** Task description **
With pictures left out, extract every line between the start of the records below and the line holding "8.530, 8.615, 8.700, 8.785, 8.870]", inclusive.

Code that draws figures:

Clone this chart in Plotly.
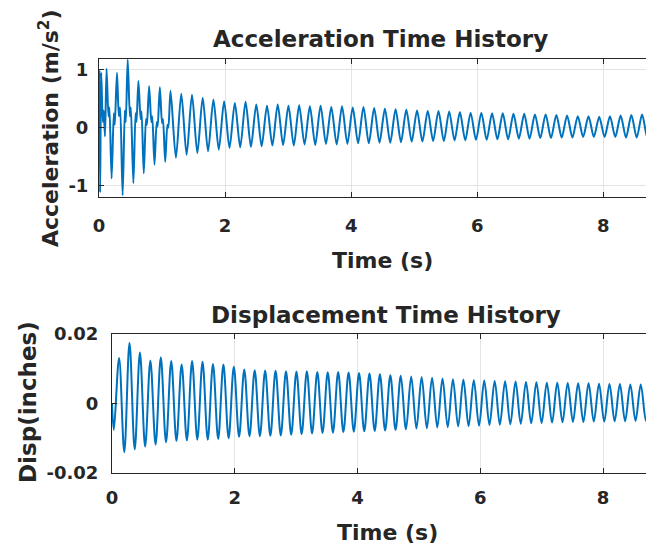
import plotly.graph_objects as go

# ---------------- data ----------------
# Extremum times of the steady oscillation (s)
EXT_T = [0.030, 0.115, 0.200, 0.285, 0.370, 0.455, 0.540, 0.625, 0.710, 0.795,
         0.880, 0.965, 1.050, 1.135, 1.220, 1.305, 1.390, 1.475, 1.560, 1.645,
         1.730, 1.815, 1.900, 1.985, 2.070, 2.155, 2.240, 2.325, 2.410, 2.495,
         2.580, 2.665, 2.750, 2.835, 2.920, 3.005, 3.090, 3.175, 3.260, 3.345,
         3.430, 3.515, 3.600, 3.685, 3.770, 3.855, 3.940, 4.025, 4.110, 4.195,
         4.280, 4.365, 4.450, 4.535, 4.620, 4.705, 4.790, 4.875, 4.960, 5.045,
         5.130, 5.215, 5.300, 5.385, 5.470, 5.555, 5.640, 5.725, 5.810, 5.895,
         5.980, 6.065, 6.150, 6.235, 6.320, 6.405, 6.490, 6.575, 6.660, 6.745,
         6.830, 6.915, 7.000, 7.085, 7.170, 7.255, 7.340, 7.425, 7.510, 7.595,
         7.680, 7.765, 7.850, 7.935, 8.020, 8.105, 8.190, 8.275, 8.360, 8.445,
         8.530, 8.615, 8.700, 8.785, 8.870]

# Displacement (inches) at t=0 and at each extremum
DISP_T0 = 0.0
DISP_V0 = 0.0
DISP_V = [-0.0076, 0.0131, -0.0140, 0.0174, -0.0132, 0.0147, -0.0124, 0.0124, -0.0118, 0.0133,
          -0.0112, 0.0122, -0.0108, 0.0112, -0.0106, 0.0122, -0.0104, 0.0120, -0.0104, 0.0114,
          -0.0102, 0.0112, -0.0100, 0.0106, -0.0096, 0.0098, -0.0094, 0.0096, -0.0094, 0.0095,
          -0.0093, 0.0094, -0.0092, 0.0093, -0.0090, 0.0092, -0.0088, 0.0093, -0.0086, 0.0091,
          -0.0085, 0.0090, -0.0084, 0.0091, -0.0082, 0.0089, -0.0081, 0.0088, -0.0080, 0.0086,
          -0.0079, 0.0084, -0.0078, 0.0081, -0.0076, 0.0080, -0.0074, 0.0078, -0.0072, 0.0076,
          -0.0071, 0.0074, -0.0069, 0.0072, -0.0068, 0.0070, -0.0066, 0.0069, -0.0065, 0.0067,
          -0.0064, 0.0066, -0.0062, 0.0065, -0.0061, 0.0064, -0.0060, 0.0063, -0.0058, 0.0062,
          -0.0057, 0.0061, -0.0056, 0.0060, -0.0055, 0.0060, -0.0054, 0.0059, -0.0053, 0.0058,
          -0.0053, 0.0058, -0.0052, 0.0057, -0.0052, 0.0056, -0.0051, 0.0056, -0.0051, 0.0055,
          -0.0050, 0.0055, -0.0050, 0.0054, -0.0049]

# Acceleration (m/s^2): early transient with extra wiggles
ACC_T_EARLY = [0.000, 0.008, 0.018, 0.035, 0.060, 0.075, 0.095, 0.120, 0.150, 0.165,
               0.200, 0.235, 0.250, 0.285, 0.315, 0.335, 0.375, 0.410, 0.425, 0.455,
               0.490, 0.505, 0.545, 0.580, 0.595, 0.625, 0.660, 0.675, 0.710, 0.745,
               0.760, 0.795, 0.830, 0.845, 0.880, 0.915, 0.930, 0.965, 1.000, 1.015,
               1.050, 1.085, 1.100, 1.135]
ACC_V_EARLY = [0.00, 1.00, -1.12, 0.95, 0.10, 0.30, -0.15, 1.02, 0.20, 0.35,
               -0.88, 0.25, 0.05, 0.95, 0.20, 0.35, -1.17, 0.30, 0.10, 1.18,
               0.20, 0.35, -0.96, 0.25, 0.10, 0.81, 0.15, 0.28, -0.79, 0.15,
               0.05, 0.72, 0.10, 0.20, -0.64, 0.10, 0.02, 0.70, 0.08, 0.15,
               -0.59, 0.05, 0.00, 0.64]
# Acceleration at extrema EXT_T[14:] (t >= 1.22 s)
ACC_V_LATE = [-0.52, 0.59, -0.47, 0.57, -0.44, 0.52, -0.41, 0.49, -0.38, 0.46,
              -0.35, 0.43, -0.34, 0.45, -0.33, 0.40, -0.32, 0.38, -0.31, 0.40,
              -0.30, 0.38, -0.31, 0.39, -0.29, 0.37, -0.30, 0.38, -0.28, 0.36,
              -0.29, 0.37, -0.28, 0.35, -0.27, 0.36, -0.27, 0.34, -0.26, 0.33,
              -0.26, 0.32, -0.25, 0.31, -0.24, 0.30, -0.24, 0.29, -0.23, 0.29,
              -0.23, 0.28, -0.22, 0.27, -0.22, 0.26, -0.21, 0.26, -0.21, 0.25,
              -0.20, 0.25, -0.20, 0.24, -0.19, 0.24, -0.19, 0.23, -0.18, 0.23,
              -0.18, 0.22, -0.17, 0.21, -0.17, 0.20, -0.16, 0.20, -0.16, 0.19,
              -0.16, 0.20, -0.16, 0.21, -0.17, 0.22, -0.17, 0.23, -0.18, 0.23,
              -0.18]

X_TICKS = [0, 2, 4, 6, 8]
ACC_TICKS = [-1, 0, 1]
DISP_TICKS = [-0.02, 0, 0.02]
DISP_TICK_TEXT = ["<b>-0.02</b>", "<b>0</b>", "<b>0.02</b>"]

# ---------------- figure ----------------
OFF = 8                     # page body margin of the browser
W, H = 654 - OFF, 552 - OFF
LINE = "#0072BD"
TXT = "#262626"
GRID = "#e3e3e3"
FONT = "DejaVu Sans"

acc_t = ACC_T_EARLY + EXT_T[14:]
acc_v = ACC_V_EARLY + ACC_V_LATE
disp_t = [DISP_T0] + EXT_T
disp_v = [DISP_V0] + DISP_V

fig = go.Figure()
fig.add_trace(go.Scatter(x=acc_t, y=acc_v, mode="lines",
                         line=dict(color=LINE, width=2, shape="spline", smoothing=0.8),
                         xaxis="x", yaxis="y", showlegend=False))
fig.add_trace(go.Scatter(x=disp_t, y=disp_v, mode="lines",
                         line=dict(color=LINE, width=2, shape="spline", smoothing=1.0),
                         xaxis="x2", yaxis="y2", showlegend=False))


def px_x(p):
    return (p - OFF) / W


def px_y(p):
    return 1 - (p - OFF) / H


axis_common = dict(showline=True, linecolor=TXT, linewidth=1, ticks="inside",
                   ticklen=5, tickcolor=TXT, showgrid=True, gridcolor=GRID,
                   zeroline=False, automargin=False,
                   tickfont=dict(family=FONT, size=18, color=TXT))

fig.update_layout(
    width=W, height=H,
    margin=dict(l=0, r=0, t=0, b=0, pad=0, autoexpand=False),
    paper_bgcolor="white", plot_bgcolor="white", showlegend=False,
    xaxis=dict(domain=[px_x(99), 1], range=[0, 8.804], anchor="y",
               tickvals=X_TICKS, ticktext=[f"<b>{v}</b>" for v in X_TICKS],
               mirror="ticks", ticklabelstandoff=12, **axis_common),
    yaxis=dict(domain=[px_y(197), px_y(59)], range=[-1.2, 1.19], anchor="x",
               tickvals=ACC_TICKS, ticktext=[f"<b>{v}</b>" for v in ACC_TICKS],
               ticklabelstandoff=6, **axis_common),
    xaxis2=dict(domain=[px_x(112), 1], range=[0, 8.831], anchor="y2",
                tickvals=X_TICKS, ticktext=[f"<b>{v}</b>" for v in X_TICKS],
                mirror="ticks", ticklabelstandoff=8, **axis_common),
    yaxis2=dict(domain=[px_y(473), px_y(334)], range=[-0.02, 0.02], anchor="x2",
                tickvals=DISP_TICKS, ticktext=DISP_TICK_TEXT,
                ticklabelstandoff=9, **axis_common),
)


def label(text, x, y, size, angle=0):
    fig.add_annotation(text=f"<b>{text}</b>", x=px_x(x), y=px_y(y),
                       xref="paper", yref="paper", xanchor="center", yanchor="middle",
                       showarrow=False, textangle=angle,
                       font=dict(family=FONT, size=size, color=TXT))


label("Acceleration Time History", 380.5, 39, 23)
label("Time (s)", 382, 260, 22)
label("Acceleration (m/s<sup>2</sup>)", 49, 128, 22, angle=-90)
label("Displacement Time History", 386, 315, 23)
label("Time (s)", 387.5, 532, 22)
label("Disp(inches)", 28, 402, 23, angle=-90)

fig.write_html("out.html")
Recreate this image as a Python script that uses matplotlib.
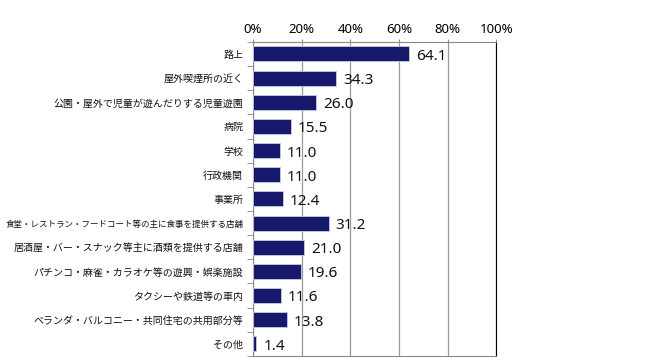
import numpy as np
import matplotlib.pyplot as plt

plt.rcParams['font.family'] = ['Noto Sans CJK JP', 'DejaVu Sans']

# categories (top to bottom) and percentages
categories = ['路上', '屋外喫煙所の近く', '公園・屋外で児童が遊んだりする児童遊園', '病院', '学校',
              '行政機関', '事業所', '食堂・レストラン・フードコート等の主に食事を提供する店舗',
              '居酒屋・バー・スナック等主に酒類を提供する店舗', 'パチンコ・麻雀・カラオケ等の遊興・娯楽施設',
              'タクシーや鉄道等の車内', 'ベランダ・バルコニー・共同住宅の共用部分等', 'その他']
values = [64.1, 34.3, 26.0, 15.5, 11.0, 11.0, 12.4, 31.2, 21.0, 19.6, 11.6, 13.8, 1.4]
xticks = [0, 20, 40, 60, 80, 100]

fig = plt.figure(figsize=(6.47, 3.61), dpi=100)
ax = fig.add_axes([0.391, 0.014, 0.376, 0.870])

y = np.arange(len(categories))
ax.barh(y, values, height=0.62, color='#16196b', edgecolor='#c8cce0', linewidth=0.6, zorder=3)
for yi, v in zip(y, values):
    ax.text(v + 2.8, yi + 0.1, '%.1f' % v, va='center', ha='left', fontsize=11,
            family=['Noto Sans', 'DejaVu Sans'], color='#111111', zorder=4)

ax.set_ylim(len(categories) - 0.5, -0.5)
ax.set_xlim(0, 100)
ax.set_xticks(xticks)
ax.set_xticklabels(['%d%%' % t for t in xticks], fontsize=9.5, family=['Noto Sans', 'DejaVu Sans'])
ax.xaxis.tick_top()
ax.tick_params(axis='x', length=2.5, pad=2, color='#888888')
ax.grid(axis='x', color='#999999', linewidth=0.9, zorder=0)

ax.set_yticks(y)
ax.set_yticklabels(categories, fontsize=7.2, color='#111111')
# full-width glyphs are wider than the original font: shrink the longest label to fit
for lab in ax.get_yticklabels():
    if len(lab.get_text()) > 23:
        lab.set_fontsize(6.1)
ax.tick_params(axis='y', length=0, pad=7)
ax.set_yticks(np.arange(len(categories) + 1) - 0.5, minor=True)
ax.tick_params(axis='y', which='minor', length=4, color='#888888')

for s in ['left', 'bottom', 'top']:
    ax.spines[s].set_color('#888888')
ax.spines['right'].set_color('#000000')

fig.savefig('out.png', dpi=100)
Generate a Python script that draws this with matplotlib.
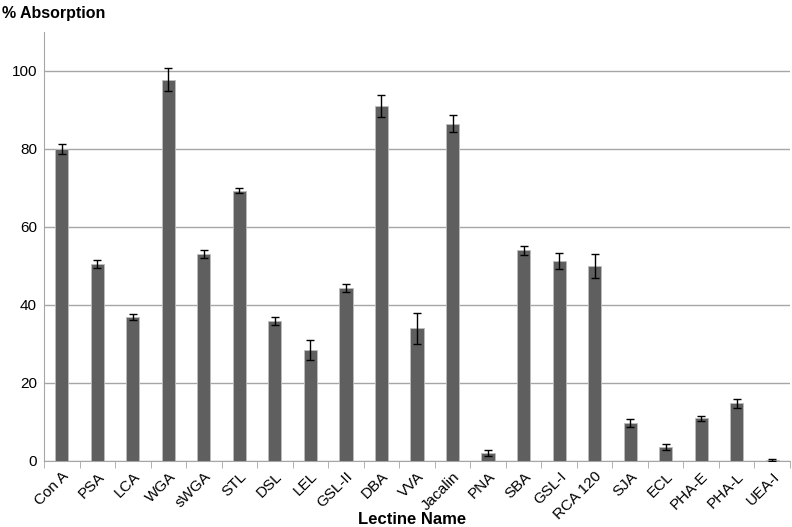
import numpy as np
import matplotlib.pyplot as plt

plt.rcParams['font.family'] = ['Liberation Sans', 'DejaVu Sans']

# lectins and their absorption values
lectins = ["Con A", "PSA", "LCA", "WGA", "sWGA", "STL", "DSL", "LEL", "GSL-II", "DBA",
           "VVA", "Jacalin", "PNA", "SBA", "GSL-I", "RCA 120", "SJA", "ECL", "PHA-E",
           "PHA-L", "UEA-I"]
absorption = [80.0, 50.5, 37.0, 97.8, 53.0, 69.3, 36.0, 28.5, 44.3, 91.0,
              34.0, 86.5, 2.0, 54.0, 51.3, 50.0, 9.8, 3.6, 10.9, 14.8, 0.3]
errors = [1.2, 1.0, 0.8, 3.0, 1.0, 0.6, 1.0, 2.5, 1.0, 2.8,
          4.0, 2.2, 0.8, 1.2, 2.0, 3.0, 1.0, 0.8, 0.7, 1.2, 0.3]

fig = plt.figure(figsize=(7.92, 5.27), dpi=100)
ax = fig.add_axes([44 / 792, 66 / 527, 746 / 792, 429 / 527])

x = np.arange(len(lectins))
ax.bar(x, absorption, width=0.37, color='#5f5f5f', edgecolor='#bdbdbd', linewidth=0.6, zorder=3)
ax.errorbar(x, absorption, yerr=errors, fmt='none', ecolor='black', elinewidth=1,
            capsize=3, capthick=1, zorder=4)

ax.set_xlim(-0.5, len(lectins) - 0.5)
ax.set_ylim(0, 110)
ax.set_yticks([0, 20, 40, 60, 80, 100])
ax.yaxis.grid(True, color='#a6a6a6', linewidth=1, zorder=0)
ax.tick_params(axis='y', length=0, labelsize=11, pad=5)

ax.set_xticks(x)
ax.set_xticklabels(lectins, rotation=45, ha='right', rotation_mode='anchor', fontsize=11)
ax.tick_params(axis='x', which='major', length=0, pad=6)
ax.set_xticks(np.arange(-0.5, len(lectins)), minor=True)
ax.tick_params(axis='x', which='minor', length=5, color='#a6a6a6', direction='out')

for side in ['top', 'right']:
    ax.spines[side].set_visible(False)
ax.spines['left'].set_color('#a6a6a6')
ax.spines['bottom'].set_color('#a6a6a6')

fig.text(0.003, 0.988, "% Absorption", fontsize=11.5, fontweight='bold', ha='left', va='top')
fig.text(412 / 792, 0.0, "Lectine Name", fontsize=12, fontweight='bold', ha='center', va='bottom')

fig.savefig("out.png", dpi=100)
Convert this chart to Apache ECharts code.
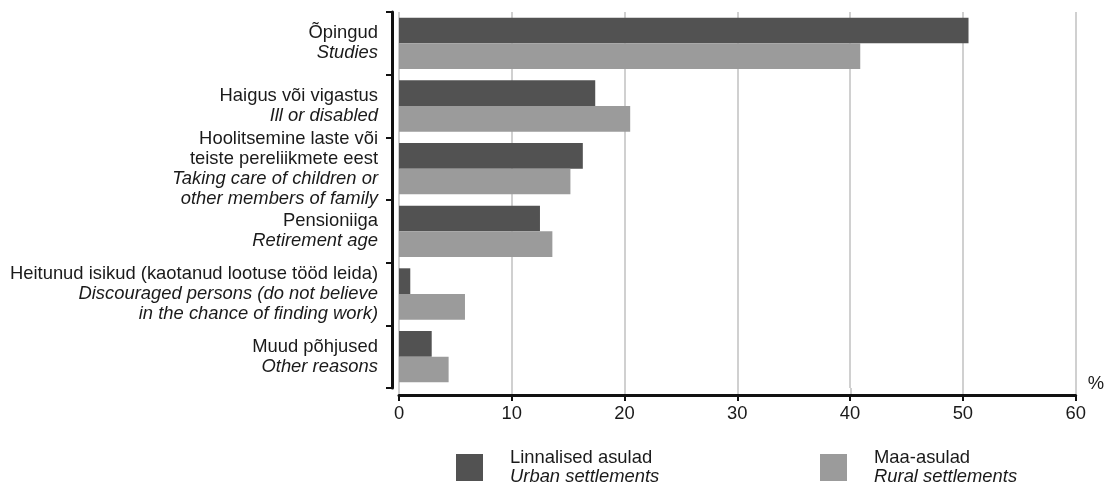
<!DOCTYPE html>
<html>
<head>
<meta charset="utf-8">
<script src="https://cdn.jsdelivr.net/npm/echarts@6/dist/echarts.min.js"></script>
<style>html,body{margin:0;padding:0;background:#fff}#c{width:1107px;height:487px}</style>
</head>
<body>
<div id="c"></div>
<script>
var categoriesEt = [
  ['Õpingud'],
  ['Haigus või vigastus'],
  ['Hoolitsemine laste või', 'teiste pereliikmete eest'],
  ['Pensioniiga'],
  ['Heitunud isikud (kaotanud lootuse tööd leida)'],
  ['Muud põhjused']
];
var categoriesEn = [
  ['Studies'],
  ['Ill or disabled'],
  ['Taking care of children or', 'other members of family'],
  ['Retirement age'],
  ['Discouraged persons (do not believe', 'in the chance of finding work)'],
  ['Other reasons']
];
var urban = [50.5, 17.4, 16.3, 12.5, 1.0, 2.9];
var rural = [40.9, 20.5, 15.2, 13.6, 5.85, 4.4];
var xTicks = [0, 10, 20, 30, 40, 50, 60];
var seriesNames = ['Linnalised asulad', 'Maa-asulad'];
var seriesNamesEn = ['Urban settlements', 'Rural settlements'];

var FONT = 'Liberation Sans, Arial, sans-serif';
var FS = 18.4;
var chart = echarts.init(document.getElementById('c'), null, {renderer: 'canvas'});
var catIdx = categoriesEt.map(function (_, i) { return String(i); });

function legendFmt(name) {
  var i = seriesNames.indexOf(name);
  return '{a|' + seriesNames[i] + '}\n{b|' + seriesNamesEn[i] + '}';
}
var legendRich = {
  a: {fontFamily: FONT, fontSize: FS, color: '#1a1a1a', lineHeight: 19, padding: [0, 0, 0, 22]},
  b: {fontFamily: FONT, fontSize: FS, fontStyle: 'italic', color: '#1a1a1a', lineHeight: 19, padding: [0, 0, 0, 22]}
};
var xMin = xTicks[0], xMax = xTicks[xTicks.length - 1];

chart.setOption({
  animation: false,
  grid: [
    {left: 399, right: 31, top: 12, bottom: 99, containLabel: false},
    {left: 399, right: 31, top: 388, bottom: 92, containLabel: false}
  ],
  legend: [
    {data: [seriesNames[0]], left: 456, top: 449, padding: 0, icon: 'rect', itemWidth: 27, itemHeight: 27,
      formatter: legendFmt, textStyle: {rich: legendRich}, selectedMode: false},
    {data: [seriesNames[1]], left: 820, top: 449, padding: 0, icon: 'rect', itemWidth: 27, itemHeight: 27,
      formatter: legendFmt, textStyle: {rich: legendRich}, selectedMode: false}
  ],
  xAxis: [{
    type: 'value', gridIndex: 0, min: xMin, max: xMax, interval: 10, offset: 7,
    name: '%', nameLocation: 'end', nameGap: 12,
    nameTextStyle: {fontFamily: FONT, fontSize: FS, color: '#1a1a1a', verticalAlign: 'bottom', padding: [0, 0, 2, 0]},
    axisLine: {show: true, onZero: false, lineStyle: {color: '#111', width: 3}},
    axisTick: {show: true, length: 6, lineStyle: {color: '#111', width: 2}},
    axisLabel: {fontFamily: FONT, fontSize: FS, color: '#1a1a1a', margin: 10},
    splitLine: {show: true, lineStyle: {color: '#c0c0c0', width: 1.5}}
  }, {
    type: 'value', gridIndex: 1, min: xMin, max: xMax, interval: 10,
    axisLine: {show: false}, axisTick: {show: false}, axisLabel: {show: false},
    splitLine: {show: true, lineStyle: {color: '#c0c0c0', width: 1.5}}
  }],
  yAxis: [{
    type: 'category', gridIndex: 0, inverse: true, data: catIdx, offset: 7,
    axisLine: {show: true, onZero: false, lineStyle: {color: '#111', width: 3}},
    axisTick: {show: true, length: 6, lineStyle: {color: '#111', width: 2}},
    splitLine: {show: false},
    axisLabel: {
      margin: 14,
      formatter: function (v) {
        var i = +v;
        var parts = categoriesEt[i].map(function (s) { return '{et|' + s + '}'; })
          .concat(categoriesEn[i].map(function (s) { return '{en|' + s + '}'; }));
        return parts.join('\n');
      },
      rich: {
        et: {fontFamily: FONT, fontSize: FS, color: '#1a1a1a', lineHeight: 20, align: 'right'},
        en: {fontFamily: FONT, fontSize: FS, fontStyle: 'italic', color: '#1a1a1a', lineHeight: 20, align: 'right'}
      }
    }
  }, {
    type: 'category', gridIndex: 1, data: [''], show: false
  }],
  series: [
    {name: seriesNames[0], type: 'bar', data: urban, barGap: '0%', barCategoryGap: '18%',
      itemStyle: {color: '#525252'}},
    {name: seriesNames[1], type: 'bar', data: rural, barGap: '0%', barCategoryGap: '18%',
      itemStyle: {color: '#9b9b9b'}}
  ]
});
</script>
</body>
</html>
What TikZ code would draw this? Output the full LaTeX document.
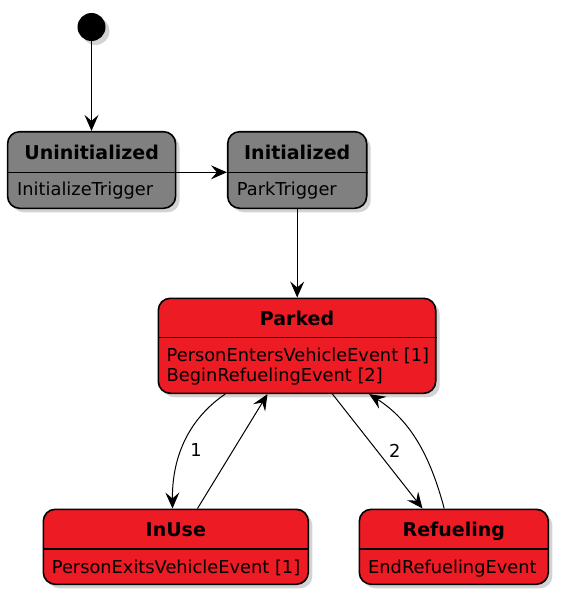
\documentclass[tikz,border=0pt]{standalone}
\usepackage{fontspec}
\setmainfont{DejaVu Sans}
\usetikzlibrary{calc,arrows.meta,shadows}
\definecolor{stategray}{RGB}{128,128,128}
\definecolor{statered}{RGB}{236,27,36}

\begin{document}
\begin{tikzpicture}[x=1pt,y=-1pt,
    state/.style={draw,line width=1.6pt,rounded corners=12pt,inner sep=0pt,
      drop shadow={shadow xshift=4pt,shadow yshift=-4pt,opacity=.35}},
    gray state/.style={state,fill=stategray},
    red state/.style={state,fill=statered},
    title/.style={anchor=base,inner sep=0pt,font=\fontsize{19}{22}\selectfont\bfseries},
    body/.style={anchor=base west,inner sep=0pt,font=\fontsize{17.8}{20}\selectfont},
    divider/.style={line width=1.6pt},
    trans/.style={-{Stealth[length=16pt,width=14pt,inset=6pt]},line width=1pt},
    lbl/.style={inner sep=0pt,font=\fontsize{17.8}{20}\selectfont}]
    \useasboundingbox (0,0) rectangle (562,599);

    % initial state
    \node[circle,fill=black,minimum size=28pt,inner sep=0pt,
      drop shadow={shadow xshift=4pt,shadow yshift=-4pt,opacity=.35}] (start) at (91.5,27) {};

    % states
    \node[gray state,minimum width=168pt,minimum height=76.6pt] (uninit) at (91.6,170) {};
    \node[gray state,minimum width=139pt,minimum height=76.6pt] (init) at (297.2,170) {};
    \node[red state,minimum width=277.4pt,minimum height=95pt] (parked) at (297,345.8) {};
    \node[red state,minimum width=265pt,minimum height=75pt] (inuse) at (175.8,546.8) {};
    \node[red state,minimum width=189pt,minimum height=75pt] (refuel) at (453.8,546.8) {};

    \draw[divider] (uninit.west |- 0,172.3) -- (uninit.east |- 0,172.3);
    \draw[divider] (init.west |- 0,172.3) -- (init.east |- 0,172.3);
    \draw[divider] (parked.west |- 0,337.3) -- (parked.east |- 0,337.3);
    \draw[divider] (inuse.west |- 0,549) -- (inuse.east |- 0,549);
    \draw[divider] (refuel.west |- 0,549) -- (refuel.east |- 0,549);

    % texts
    \node[title] (uninitT) at (91.6,159) {Uninitialized};
    \node[body] (uninitB) at (17,195) {InitializeTrigger};
    \node[title] (initT) at (297.2,159) {Initialized};
    \node[body] (initB) at (236.7,195) {ParkTrigger};
    \node[title] (parkedT) at (297,325.5) {Parked};
    \node[body] (parkedB1) at (166.5,361.7) {PersonEntersVehicleEvent [1]};
    \node[body] (parkedB2) at (166.5,381.7) {BeginRefuelingEvent [2]};
    \node[title] (inuseT) at (175.8,536) {InUse};
    \node[body] (inuseB) at (51.7,573) {PersonExitsVehicleEvent [1]};
    \node[title] (refuelT) at (453.8,536) {Refueling};
    \node[body] (refuelB) at (368,573) {EndRefuelingEvent};

    % transitions
    \draw[trans] (start.south) -- (start.south |- uninit.north);
    \draw[trans] (uninit.east |- 0,172.3) -- (init.west |- 0,172.3);
    \draw[trans] (init.south) -- (init.south |- parked.north);
    \draw[trans] ($(parked.south west)+(67.7,0)$) .. controls (190,418) and (172,455) ..
      node[lbl,pos=.55,anchor=west,xshift=7pt,yshift=-4pt] {1} ($(inuse.north west)+(130,0)$);
    \draw[trans] ($(inuse.north west)+(155,0)$) -- ($(parked.south west)+(110,0)$);
    \draw[trans] ($(parked.south west)+(175,0)$) --
      node[lbl,midway,anchor=west,xshift=11pt] {2} ($(refuel.north west)+(64,0)$);
    \draw[trans] ($(refuel.north west)+(85.7,0)$) .. controls (430,455) and (410,420) ..
      ($(parked.south west)+(211.7,0)$);
\end{tikzpicture}
\end{document}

** The answer **
Clone this chart in Plotly.
import plotly.graph_objects as go

# ---------------- data ----------------
# Extremum times of the steady oscillation (s)
EXT_T = [0.030, 0.115, 0.200, 0.285, 0.370, 0.455, 0.540, 0.625, 0.710, 0.795,
         0.880, 0.965, 1.050, 1.135, 1.220, 1.305, 1.390, 1.475, 1.560, 1.645,
         1.730, 1.815, 1.900, 1.985, 2.070, 2.155, 2.240, 2.325, 2.410, 2.495,
         2.580, 2.665, 2.750, 2.835, 2.920, 3.005, 3.090, 3.175, 3.260, 3.345,
         3.430, 3.515, 3.600, 3.685, 3.770, 3.855, 3.940, 4.025, 4.110, 4.195,
         4.280, 4.365, 4.450, 4.535, 4.620, 4.705, 4.790, 4.875, 4.960, 5.045,
         5.130, 5.215, 5.300, 5.385, 5.470, 5.555, 5.640, 5.725, 5.810, 5.895,
         5.980, 6.065, 6.150, 6.235, 6.320, 6.405, 6.490, 6.575, 6.660, 6.745,
         6.830, 6.915, 7.000, 7.085, 7.170, 7.255, 7.340, 7.425, 7.510, 7.595,
         7.680, 7.765, 7.850, 7.935, 8.020, 8.105, 8.190, 8.275, 8.360, 8.445,
         8.530, 8.615, 8.700, 8.785, 8.870]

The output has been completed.